I'm thinking of sigma algebras here, which are (nonempty) sets closed under countable unions, countable intersections, and complements.
But you only need 2 of these conditions to guarantee the third:
-
If a (nonempty) set is closed under countable unions and complements, then it is closed under countable intersections (countable De Morgan).
-
If a (nonempty) set is closed under countable intersections and complements, then it is closed under countable unions (countable De Morgan).
Now I ask:
- If a (nonempty) set $X$ is closed under countable unions and countable intersections, then is it closed under complements? (Does this change if $X$ is finite, countable, or uncountable?)
(I say "set" because in ZFC everything is a set, but people often call these "families" or "collections", ie. sets of sets.)
Bonus questions:
- If a set is closed under finite unions, then it is closed under countable unions?
- If a set is closed under finite intersections, then it is closed under countable intersections?
Best Answer
Let's say $X$ is a family of subsets of $\Omega$.
One problem with having unions and intersections but not complements is that maybe there's an element $x \in \Omega$ which is not found in any set in $X$. No amount of unions and intersections will get you $x$, but every complement will contain $x$.
Even if $\bigcup X = \Omega$, we have problems. For example, let $\Omega = \mathbb R$ and let $X$ consist of all intervals of the form $(-\infty, a)$ and $(-\infty, a]$. This is closed under unions and intersections, so we'll never get an interval that's infinite in the other direction.
A similar construction works for subsets of the finite set $\{1,2, \dots, n\}$ or the countably infinite set $\mathbb N$, too.

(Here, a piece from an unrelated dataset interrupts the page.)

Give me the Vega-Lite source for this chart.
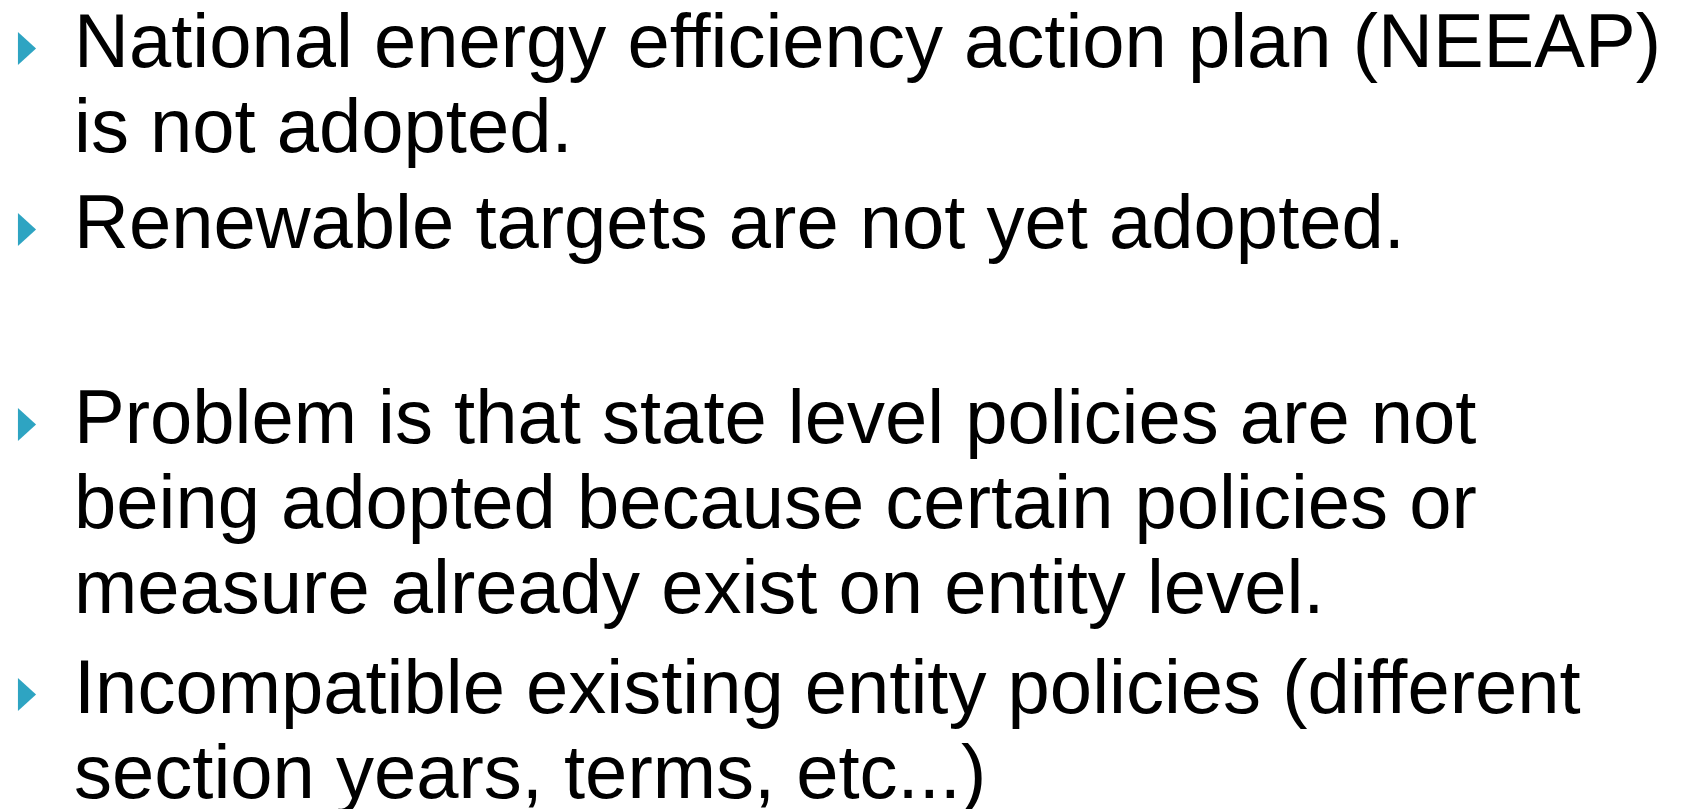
{
  "$schema": "https://vega.github.io/schema/vega-lite/v6.json",
  "width": 1694,
  "height": 809,
  "autosize": {"type": "none"},
  "padding": 0,
  "background": "white",
  "config": {"view": {"stroke": null}},
  "data": {
    "values": [
      {"line": "National energy efficiency action plan (NEEAP)", "pos": 67, "bullet": 1},
      {"line": "is not adopted.", "pos": 152, "bullet": 0},
      {"line": "Renewable targets are not yet adopted.", "pos": 248, "bullet": 1},
      {"line": "Problem is that state level policies are not", "pos": 443, "bullet": 1},
      {"line": "being adopted because certain policies or", "pos": 528, "bullet": 0},
      {"line": "measure already exist on entity level.", "pos": 613, "bullet": 0},
      {"line": "Incompatible existing entity policies (different", "pos": 713, "bullet": 1},
      {"line": "section years, terms, etc...)", "pos": 798, "bullet": 0}
    ]
  },
  "encoding": {
    "y": {"field": "pos", "type": "quantitative", "scale": {"domain": [0, 809], "reverse": true}, "axis": null}
  },
  "layer": [
    {
      "mark": {"type": "text", "align": "left", "baseline": "alphabetic", "font": "Liberation Sans", "fontSize": 76, "color": "#000000"},
      "encoding": {
        "x": {"datum": 74, "type": "quantitative", "scale": {"domain": [0, 1694]}, "axis": null},
        "text": {"field": "line"}
      }
    },
    {
      "transform": [{"filter": "datum.bullet == 1"}],
      "mark": {"type": "point", "shape": "M-0.55,-1L0.55,0L-0.55,1Z", "filled": true, "size": 1089, "color": "#2ea4c2", "opacity": 1, "yOffset": -18.5},
      "encoding": {
        "x": {"datum": 27, "type": "quantitative", "scale": {"domain": [0, 1694]}, "axis": null}
      }
    }
  ]
}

Most topologies are examples of why the answers to your bonus questions are no. If $X$ is the set of all open sets in $\mathbb R$ (with respect to the usual topology) then $X$ is closed under arbitrary unions and finite intersections - but not under infinite intersections. For example, $\bigcap_{n=1}^\infty (-\frac1n, \frac1n) = \{0\}$, which is not open.
Similarly, the set of all closed sets will have finite unions and arbitrary intersections - but not infinite unions.